WHAT THIS TASK INVOLVES: Leave the pictures out. Return all other data exactly.

>>>>>

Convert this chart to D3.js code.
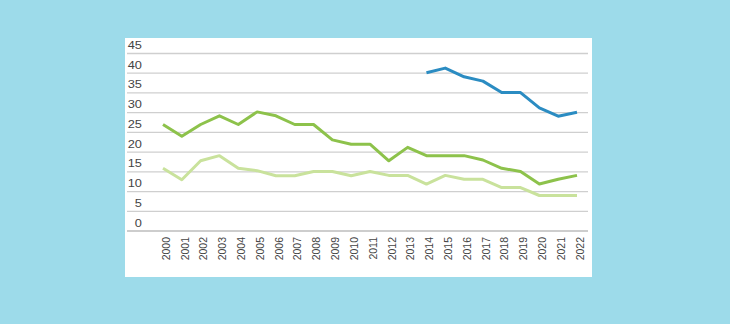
<!DOCTYPE html>
<html lang="en">
<head>
<meta charset="UTF-8">
<title>Series 2000-2022</title>
<style>
  body { margin: 0; background: #9ddbea; }
  svg { display: block; }
</style>
</head>
<body>
<script src="https://cdn.jsdelivr.net/npm/d3@7"></script>
<script>
// data
const years = d3.range(2000, 2023);
const yTicks = [0, 5, 10, 15, 20, 25, 30, 35, 40, 45];
const darkGreen = [27, 24, 27, 29.2, 27, 30.2, 29.2, 27, 27, 23.1, 22, 22, 17.8, 21.2, 19.1, 19.1, 19.1, 18, 15.9, 15.1, 11.9, 13.1, 14.1];
const lightGreen = [15.9, 13, 17.8, 19.1, 15.9, 15.3, 14, 14, 15.1, 15.1, 14, 15.1, 14.1, 14.1, 11.9, 14.1, 13.1, 13.1, 11, 11, 9, 9, 9];
const blueYears = d3.range(2014, 2023);
const blue = [40.1, 41.3, 39.1, 38, 35.1, 35.1, 31.2, 29.1, 30.1];

const W = 730, H = 324;
const svg = d3.select("body").append("svg")
    .attr("width", W).attr("height", H);

// white panel
svg.append("rect")
    .attr("x", 125).attr("y", 38)
    .attr("width", 467).attr("height", 239)
    .attr("fill", "#ffffff");

const x = d3.scalePoint().domain(years).range([163, 577]);
const y = d3.scaleLinear().domain([0, 45]).range([231, 53.5]);

// gridlines
svg.append("g")
  .selectAll("line")
  .data(yTicks.filter(d => d > 0))
  .join("line")
    .attr("x1", 127).attr("x2", 588)
    .attr("y1", d => y(d)).attr("y2", d => y(d))
    .attr("stroke", "#cfcfcf")
    .attr("stroke-width", 1.3);

// baseline
svg.append("line")
    .attr("x1", 127).attr("x2", 588)
    .attr("y1", y(0)).attr("y2", y(0))
    .attr("stroke", "#bdbdbd")
    .attr("stroke-width", 1.3);

// y labels sit just above their gridline
svg.append("g")
  .selectAll("text")
  .data(yTicks)
  .join("text")
    .attr("transform", d => `translate(142,${y(d) - 4.5}) scale(1.22,1)`)
    .attr("text-anchor", "end")
    .attr("font-family", "Liberation Sans, Arial, sans-serif")
    .attr("font-size", 10.5)
    .attr("fill", "#444")
    .text(d => d);

// x labels, rotated
svg.append("g")
  .selectAll("text")
  .data(years)
  .join("text")
    .attr("transform", d => `translate(${x(d) + 3},237) rotate(-90)`)
    .attr("text-anchor", "end")
    .attr("dy", "0.35em")
    .attr("font-family", "Liberation Sans, Arial, sans-serif")
    .attr("font-size", 10.5)
    .attr("fill", "#444")
    .text(d => d);

const line = d3.line()
    .x(d => x(d[0]))
    .y(d => y(d[1]));

function drawSeries(xs, vals, colour) {
  svg.append("path")
      .datum(xs.map((yr, i) => [yr, vals[i]]))
      .attr("fill", "none")
      .attr("stroke", colour)
      .attr("stroke-width", 3)
      .attr("stroke-linejoin", "round")
      .attr("d", line);
}

drawSeries(years, lightGreen, "#c9e29c");
drawSeries(years, darkGreen, "#8dc24b");
drawSeries(blueYears, blue, "#2b8cc2");
</script>
</body>
</html>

<<<<<

EXERCISE OUTPUT:
Convert this chart to D3.js code.
<!DOCTYPE html>
<html lang="en">
<head>
<meta charset="UTF-8">
<title>Series 2000-2022</title>
<style>
  body { margin: 0; background: #9ddbea; }
  svg { display: block; }
</style>
</head>
<body>
<script src="https://cdn.jsdelivr.net/npm/d3@7"></script>
<script>
// data
const years = d3.range(2000, 2023);
const yTicks = [0, 5, 10, 15, 20, 25, 30, 35, 40, 45];
const darkGreen = [27, 24, 27, 29.2, 27, 30.2, 29.2, 27, 27, 23.1, 22, 22, 17.8, 21.2, 19.1, 19.1, 19.1, 18, 15.9, 15.1, 11.9, 13.1, 14.1];
const lightGreen = [15.9, 13, 17.8, 19.1, 15.9, 15.3, 14, 14, 15.1, 15.1, 14, 15.1, 14.1, 14.1, 11.9, 14.1, 13.1, 13.1, 11, 11, 9, 9, 9];
const blueYears = d3.range(2014, 2023);
const blue = [40.1, 41.3, 39.1, 38, 35.1, 35.1, 31.2, 29.1, 30.1];

const W = 730, H = 324;
const svg = d3.select("body").append("svg")
    .attr("width", W).attr("height", H);

// white panel
svg.append("rect")
    .attr("x", 125).attr("y", 38)
    .attr("width", 467).attr("height", 239)
    .attr("fill", "#ffffff");

const x = d3.scalePoint().domain(years).range([163, 577]);
const y = d3.scaleLinear().domain([0, 45]).range([231, 53.5]);

// gridlines
svg.append("g")
  .selectAll("line")
  .data(yTicks.filter(d => d > 0))
  .join("line")
    .attr("x1", 127).attr("x2", 588)
    .attr("y1", d => y(d)).attr("y2", d => y(d))
    .attr("stroke", "#cfcfcf")
    .attr("stroke-width", 1.3);

// baseline
svg.append("line")
    .attr("x1", 127).attr("x2", 588)
    .attr("y1", y(0)).attr("y2", y(0))
    .attr("stroke", "#bdbdbd")
    .attr("stroke-width", 1.3);

// y labels sit just above their gridline
svg.append("g")
  .selectAll("text")
  .data(yTicks)
  .join("text")
    .attr("transform", d => `translate(142,${y(d) - 4.5}) scale(1.22,1)`)
    .attr("text-anchor", "end")
    .attr("font-family", "Liberation Sans, Arial, sans-serif")
    .attr("font-size", 10.5)
    .attr("fill", "#444")
    .text(d => d);

// x labels, rotated
svg.append("g")
  .selectAll("text")
  .data(years)
  .join("text")
    .attr("transform", d => `translate(${x(d) + 3},237) rotate(-90)`)
    .attr("text-anchor", "end")
    .attr("dy", "0.35em")
    .attr("font-family", "Liberation Sans, Arial, sans-serif")
    .attr("font-size", 10.5)
    .attr("fill", "#444")
    .text(d => d);

const line = d3.line()
    .x(d => x(d[0]))
    .y(d => y(d[1]));

function drawSeries(xs, vals, colour) {
  svg.append("path")
      .datum(xs.map((yr, i) => [yr, vals[i]]))
      .attr("fill", "none")
      .attr("stroke", colour)
      .attr("stroke-width", 3)
      .attr("stroke-linejoin", "round")
      .attr("d", line);
}

drawSeries(years, lightGreen, "#c9e29c");
drawSeries(years, darkGreen, "#8dc24b");
drawSeries(blueYears, blue, "#2b8cc2");
</script>
</body>
</html>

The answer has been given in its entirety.